Islamic Liberation Party (ILP)
ISLAMIC LIBERATION PARTY (ILP)
Organization (Hizb al-Tahrir al-Islami, in Arabic) created in November 1952 in Jerusalem by Shaykh Taqi al-Din al-Nabhani (1909–1979), who broke with the Muslim Brotherhood because of its links with the Jordanian Hashemite government. Nabhani was an Islamic court judge in Jerusalem and a former associate of the mufti of Jerusalem, Hajj Amin al-Husayni.

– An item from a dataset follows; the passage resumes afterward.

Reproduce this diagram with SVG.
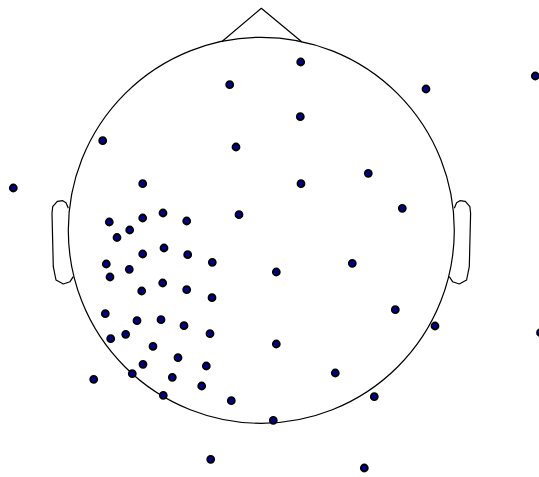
<svg xmlns="http://www.w3.org/2000/svg" width="539" height="477" viewBox="0 0 539 477">
<style>
.o{fill:none;stroke:#000;stroke-width:1.2;stroke-linejoin:round}
.s{fill:#00008b;stroke:#000;stroke-width:1.8}
</style>
<defs><circle id="d" r="3.5" class="s"/></defs>
<rect width="539" height="477" fill="#fff"/>
<g id="head">
<circle cx="261.3" cy="230.3" r="193" class="o"/>
<polyline class="o" points="221.7,41.7 261.3,8.3 301.7,41.7"/>
<polyline class="o" points="68.3,208.3 66,202.7 62.7,200.7 57.3,201.3 52.7,206.7 52,213.3 53.3,266.7 56,280 63.3,284 70,281.7 73.3,276.7"/>
<polyline class="o" points="454.3,208.3 456.6,202.7 459.9,200.7 465.3,201.3 469.9,206.7 470.6,213.3 469.3,266.7 466.6,280 459.3,284 452.6,281.7 449.3,276.7"/>
</g>
<g id="sensors">
<use href="#d" x="229.7" y="84.7"/>
<use href="#d" x="102.7" y="140.7"/>
<use href="#d" x="236" y="147"/>
<use href="#d" x="13.3" y="188"/>
<use href="#d" x="142.7" y="183.7"/>
<use href="#d" x="163" y="213"/>
<use href="#d" x="142.7" y="218"/>
<use href="#d" x="109.3" y="222"/>
<use href="#d" x="186.7" y="221"/>
<use href="#d" x="239" y="214.7"/>
<use href="#d" x="129.7" y="230"/>
<use href="#d" x="117" y="237.5"/>
<use href="#d" x="300.7" y="62"/>
<use href="#d" x="535.3" y="76"/>
<use href="#d" x="426" y="89"/>
<use href="#d" x="300.3" y="116.7"/>
<use href="#d" x="368.3" y="173.3"/>
<use href="#d" x="301" y="183.7"/>
<use href="#d" x="402.3" y="208.3"/>
<use href="#d" x="142.7" y="254"/>
<use href="#d" x="164" y="248"/>
<use href="#d" x="187.7" y="254.7"/>
<use href="#d" x="212.3" y="262.3"/>
<use href="#d" x="106.3" y="264"/>
<use href="#d" x="129.3" y="269.3"/>
<use href="#d" x="110" y="277"/>
<use href="#d" x="162.7" y="283"/>
<use href="#d" x="141.7" y="291"/>
<use href="#d" x="186.7" y="289.7"/>
<use href="#d" x="212" y="297.7"/>
<use href="#d" x="105.3" y="313.7"/>
<use href="#d" x="137" y="320.7"/>
<use href="#d" x="161" y="319.7"/>
<use href="#d" x="184" y="325.7"/>
<use href="#d" x="210" y="333.7"/>
<use href="#d" x="110.7" y="338.7"/>
<use href="#d" x="125.7" y="334.3"/>
<use href="#d" x="153" y="346.3"/>
<use href="#d" x="178" y="357.7"/>
<use href="#d" x="206.3" y="366"/>
<use href="#d" x="143" y="364.3"/>
<use href="#d" x="132.3" y="373.7"/>
<use href="#d" x="172.3" y="377.3"/>
<use href="#d" x="201.7" y="386"/>
<use href="#d" x="93.7" y="379.3"/>
<use href="#d" x="163.3" y="395.3"/>
<use href="#d" x="231.3" y="400.7"/>
<use href="#d" x="210.7" y="459.3"/>
<use href="#d" x="276.3" y="272"/>
<use href="#d" x="352.3" y="263.3"/>
<use href="#d" x="395.3" y="309.7"/>
<use href="#d" x="435" y="326"/>
<use href="#d" x="540.5" y="332.7"/>
<use href="#d" x="276.3" y="344"/>
<use href="#d" x="335.3" y="373"/>
<use href="#d" x="374.3" y="396.7"/>
<use href="#d" x="273.3" y="420.3"/>
<use href="#d" x="364.3" y="468"/>
</g>
</svg>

The ILP advocated the establishment of a new caliphate in the Islamic world, opposing both pan-Arabism and nationalist ideas of the left. Because of its opposition to the Hashemite regime, it was soon banned in Jordan, and Nabhani fled to Lebanon in 1953. ILP members were implicated in a number of coup attempts in Jordan (1969), Egypt (1974), and Tunisia (1985). The general ideas of the ILP were adopted by Shaykh Asad Bayud Tamimi, one of the founders of the Palestinian Islamic Jihad. In June 1993, several members of the ILP were questioned by the Jordanian police, accused of having attempted to assassinate King Hussein. In August 1994, the ILP sponsored an Islamic conference in London attended by representatives of HAMAS, the Algerian Armed Islamic Group, and Hizbullah. Today the Islamic Liberation Party exists in Britain, where it is legal—its British branch was founded in 1986 by Shaykh Omar Bakri Muhammad—and illegally in a number of Arab and non-Arab Islamic countries; most of its members are now said to be Central Asian. In 2003 it was banned in Russia, where the government accused it of association with Islamic fighters in Chechnya, and it has been accused of terrorist activities in Uzbekistan, although there is no evidence that it has ever been involved in violence or terrorism. In 2004 a group of twenty-six Islamists, including five Britons, were jailed for attempting to revive the party in Egypt.